The global interest in the personal scribblings of hell’s guest of honor lasted two weeks. What happened then? Well, you might have thought to yourself that Hitler didn’t seem like a big “self-reflection” guy, and you were right. The diaries were exposed as a hugely profitable, and not particularly well-done forgery by a career con man. Despite almost immediate skepticism from Hitler-versed historians like Hugh Trevor-Roper, the diaries were reported as real by multiple publications including The Sunday Times, edited by, oh, Rupert Murdoch. Well, that makes a little more sense.

The Invention of the Bathtub

Pixabay

Did you know?
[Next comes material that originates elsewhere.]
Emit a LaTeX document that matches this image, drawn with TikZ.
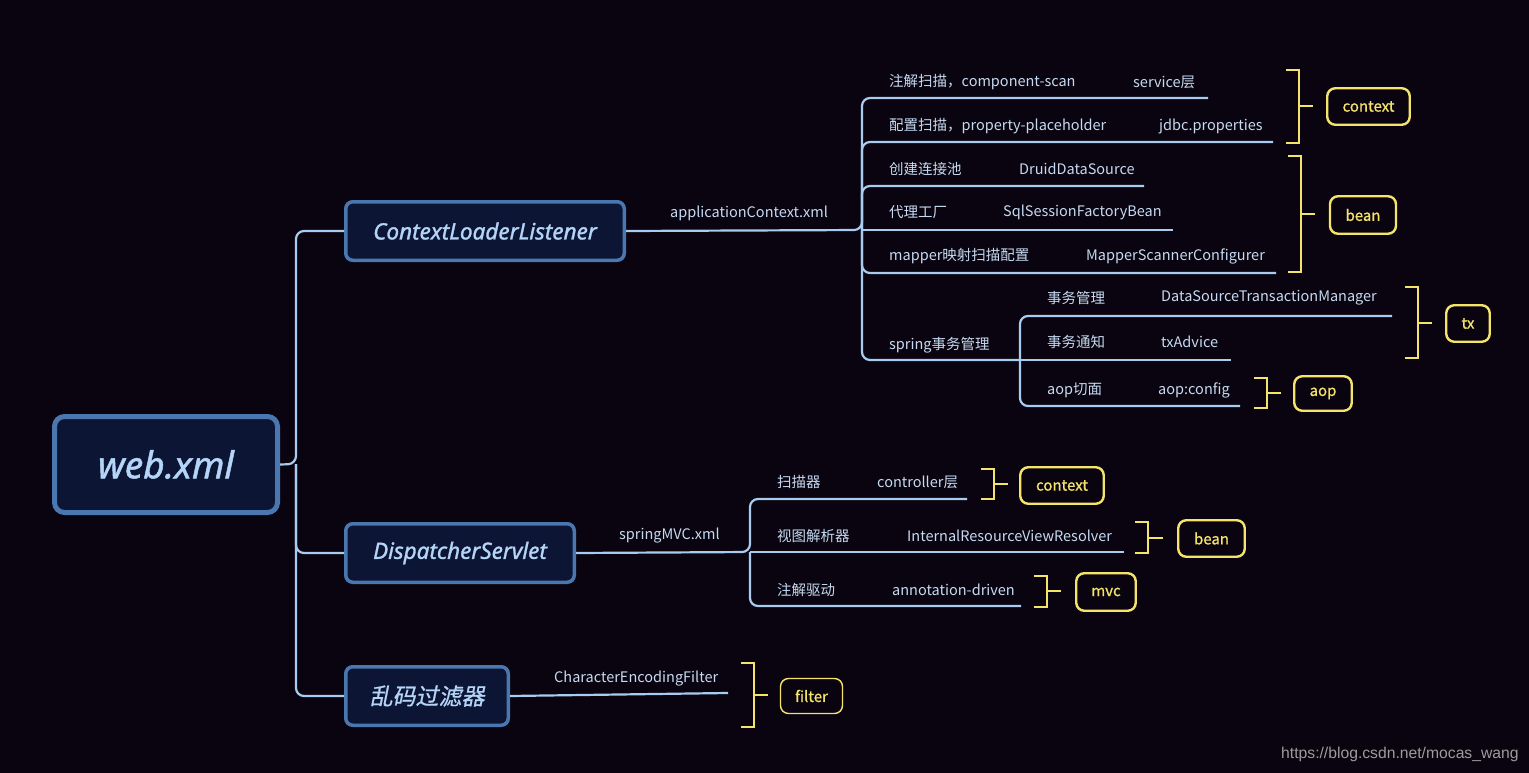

Forty percent of bathtubs have a ghost in them.

Speaking of anti-Semitism, we’ll next move to a published prank by author and Nazi supporter H.L. Mencken. His fanciful tale at least has the benefit of being something that could slip by a little more understandably. When you’re talking about the discovery of extraterrestrial life, or the architect of a genocide, not doing a little background research is unforgivable. But lying about the history of the bathtub? Well, why would someone do that in the first place?

Mostly, because he was bored. Secondarily, because they wanted to show how cannibalistic the news media was when it came to popular stories, facts be damned. An accusation that we are intimately familiar with in the internet age. So when Mencken invented and published an old-timey listicle full of entirely false facts about the invention of the bathtub, it was what modern editors would call “aggregated” by papers across the country. A solid prank by, and again, I want to reiterate this, a horrible guy.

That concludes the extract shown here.